┏━━

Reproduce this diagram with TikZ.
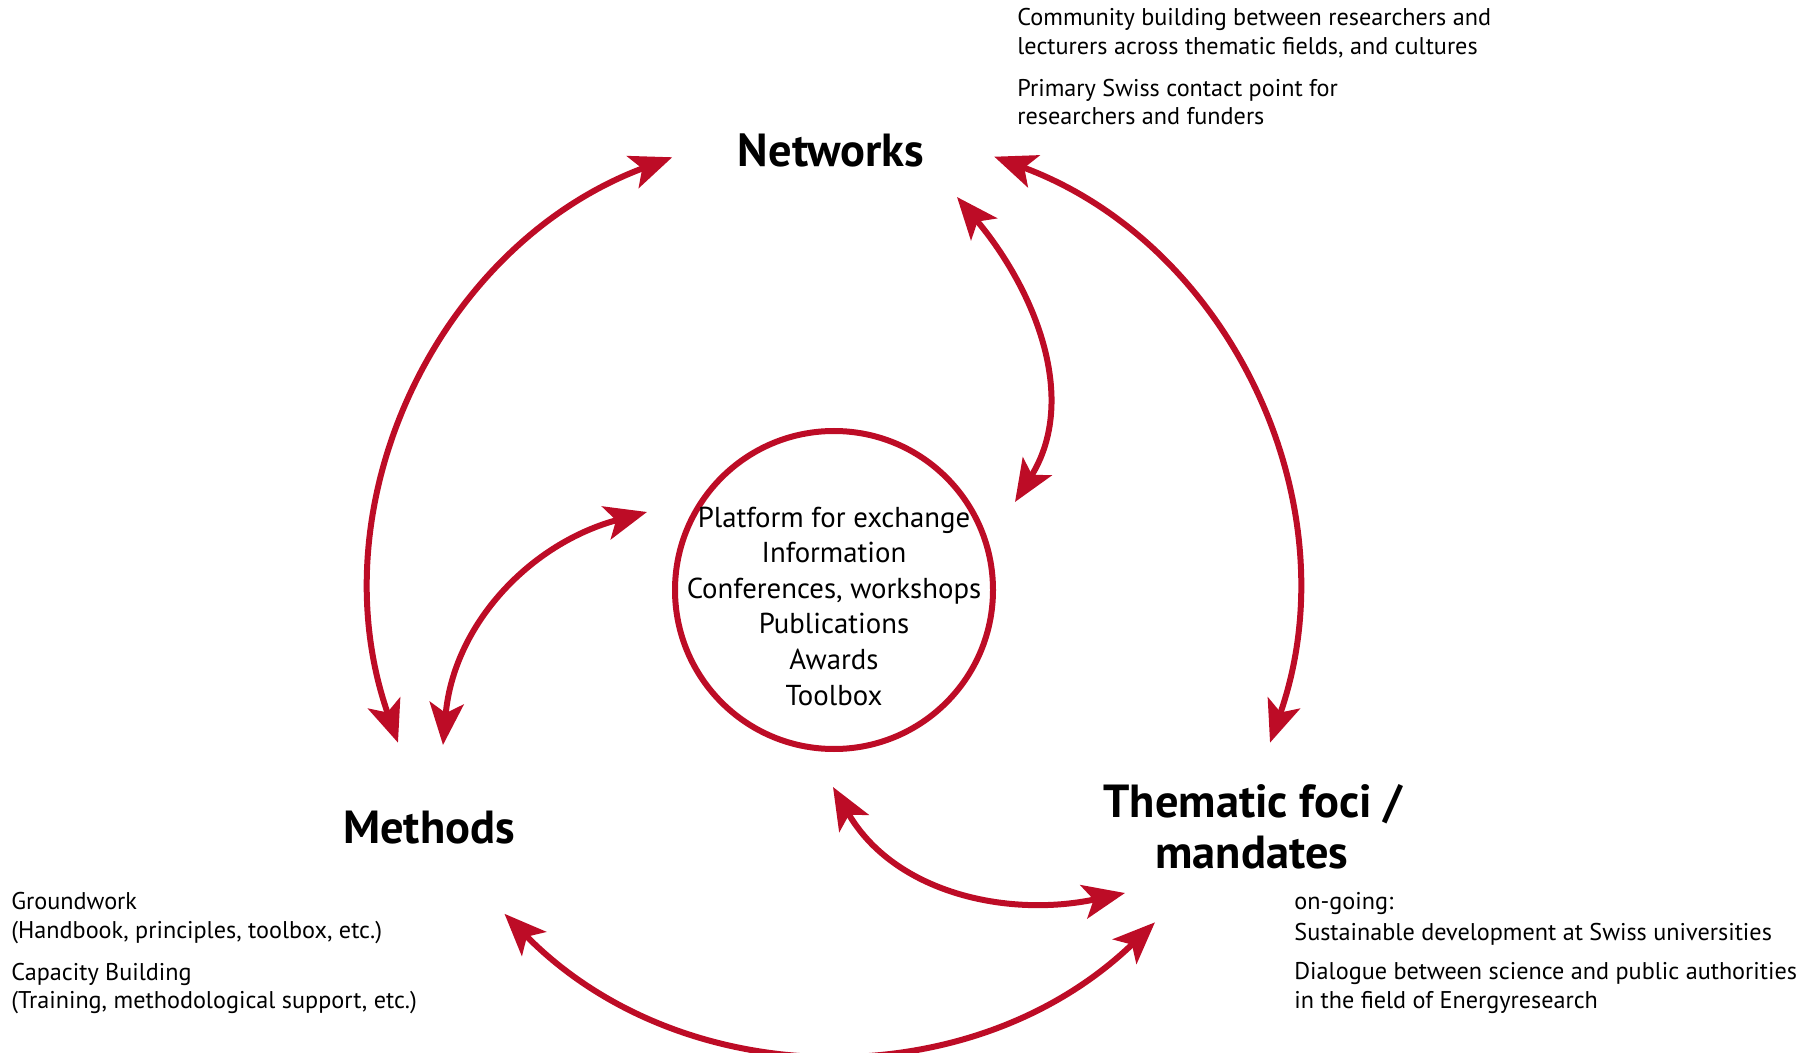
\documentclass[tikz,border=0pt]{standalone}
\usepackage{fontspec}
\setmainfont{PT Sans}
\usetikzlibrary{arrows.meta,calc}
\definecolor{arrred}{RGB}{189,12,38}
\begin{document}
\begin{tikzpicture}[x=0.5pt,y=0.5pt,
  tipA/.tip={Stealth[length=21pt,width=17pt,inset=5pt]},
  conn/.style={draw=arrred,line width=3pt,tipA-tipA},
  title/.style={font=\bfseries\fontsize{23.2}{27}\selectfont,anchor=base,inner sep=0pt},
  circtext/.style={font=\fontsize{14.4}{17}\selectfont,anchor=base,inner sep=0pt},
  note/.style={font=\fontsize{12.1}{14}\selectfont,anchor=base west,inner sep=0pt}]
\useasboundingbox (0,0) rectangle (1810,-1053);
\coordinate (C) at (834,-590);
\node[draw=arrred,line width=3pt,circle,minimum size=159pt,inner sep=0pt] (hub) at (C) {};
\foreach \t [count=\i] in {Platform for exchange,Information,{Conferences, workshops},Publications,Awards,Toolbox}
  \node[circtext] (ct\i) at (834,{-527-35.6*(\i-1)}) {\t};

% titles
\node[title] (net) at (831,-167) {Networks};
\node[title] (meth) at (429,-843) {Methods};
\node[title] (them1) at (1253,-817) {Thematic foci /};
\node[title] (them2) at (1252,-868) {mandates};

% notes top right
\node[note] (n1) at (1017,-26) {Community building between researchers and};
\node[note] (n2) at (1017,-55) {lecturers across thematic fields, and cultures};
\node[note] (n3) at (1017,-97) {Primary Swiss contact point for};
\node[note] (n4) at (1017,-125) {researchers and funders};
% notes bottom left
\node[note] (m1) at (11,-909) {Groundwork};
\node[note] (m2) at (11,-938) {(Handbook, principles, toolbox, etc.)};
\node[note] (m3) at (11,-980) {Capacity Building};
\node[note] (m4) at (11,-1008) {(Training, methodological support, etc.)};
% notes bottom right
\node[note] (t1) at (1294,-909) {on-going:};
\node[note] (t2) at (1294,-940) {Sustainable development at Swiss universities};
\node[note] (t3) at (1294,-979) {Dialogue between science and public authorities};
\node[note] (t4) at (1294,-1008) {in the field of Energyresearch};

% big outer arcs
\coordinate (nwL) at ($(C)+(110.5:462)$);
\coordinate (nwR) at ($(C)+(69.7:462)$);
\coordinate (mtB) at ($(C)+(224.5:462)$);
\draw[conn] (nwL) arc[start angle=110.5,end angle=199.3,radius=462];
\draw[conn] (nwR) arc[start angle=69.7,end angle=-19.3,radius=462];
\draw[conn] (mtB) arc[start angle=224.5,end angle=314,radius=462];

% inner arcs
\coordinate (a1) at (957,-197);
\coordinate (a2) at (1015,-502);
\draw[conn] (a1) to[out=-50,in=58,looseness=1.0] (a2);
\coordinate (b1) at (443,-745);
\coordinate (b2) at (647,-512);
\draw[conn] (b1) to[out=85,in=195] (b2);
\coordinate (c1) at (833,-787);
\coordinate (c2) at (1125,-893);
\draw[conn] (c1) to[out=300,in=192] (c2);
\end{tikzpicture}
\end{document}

┗━━

Could the lines from the top of the material through the line with "(them2) at (1252,-868)" be repeated exactly, pictures left out?

● **FULL ANSWER**
Reproduce this diagram with TikZ.
\documentclass[tikz,border=0pt]{standalone}
\usepackage{fontspec}
\setmainfont{PT Sans}
\usetikzlibrary{arrows.meta,calc}
\definecolor{arrred}{RGB}{189,12,38}
\begin{document}
\begin{tikzpicture}[x=0.5pt,y=0.5pt,
  tipA/.tip={Stealth[length=21pt,width=17pt,inset=5pt]},
  conn/.style={draw=arrred,line width=3pt,tipA-tipA},
  title/.style={font=\bfseries\fontsize{23.2}{27}\selectfont,anchor=base,inner sep=0pt},
  circtext/.style={font=\fontsize{14.4}{17}\selectfont,anchor=base,inner sep=0pt},
  note/.style={font=\fontsize{12.1}{14}\selectfont,anchor=base west,inner sep=0pt}]
\useasboundingbox (0,0) rectangle (1810,-1053);
\coordinate (C) at (834,-590);
\node[draw=arrred,line width=3pt,circle,minimum size=159pt,inner sep=0pt] (hub) at (C) {};
\foreach \t [count=\i] in {Platform for exchange,Information,{Conferences, workshops},Publications,Awards,Toolbox}
  \node[circtext] (ct\i) at (834,{-527-35.6*(\i-1)}) {\t};

% titles
\node[title] (net) at (831,-167) {Networks};
\node[title] (meth) at (429,-843) {Methods};
\node[title] (them1) at (1253,-817) {Thematic foci /};
\node[title] (them2) at (1252,-868) {mandates};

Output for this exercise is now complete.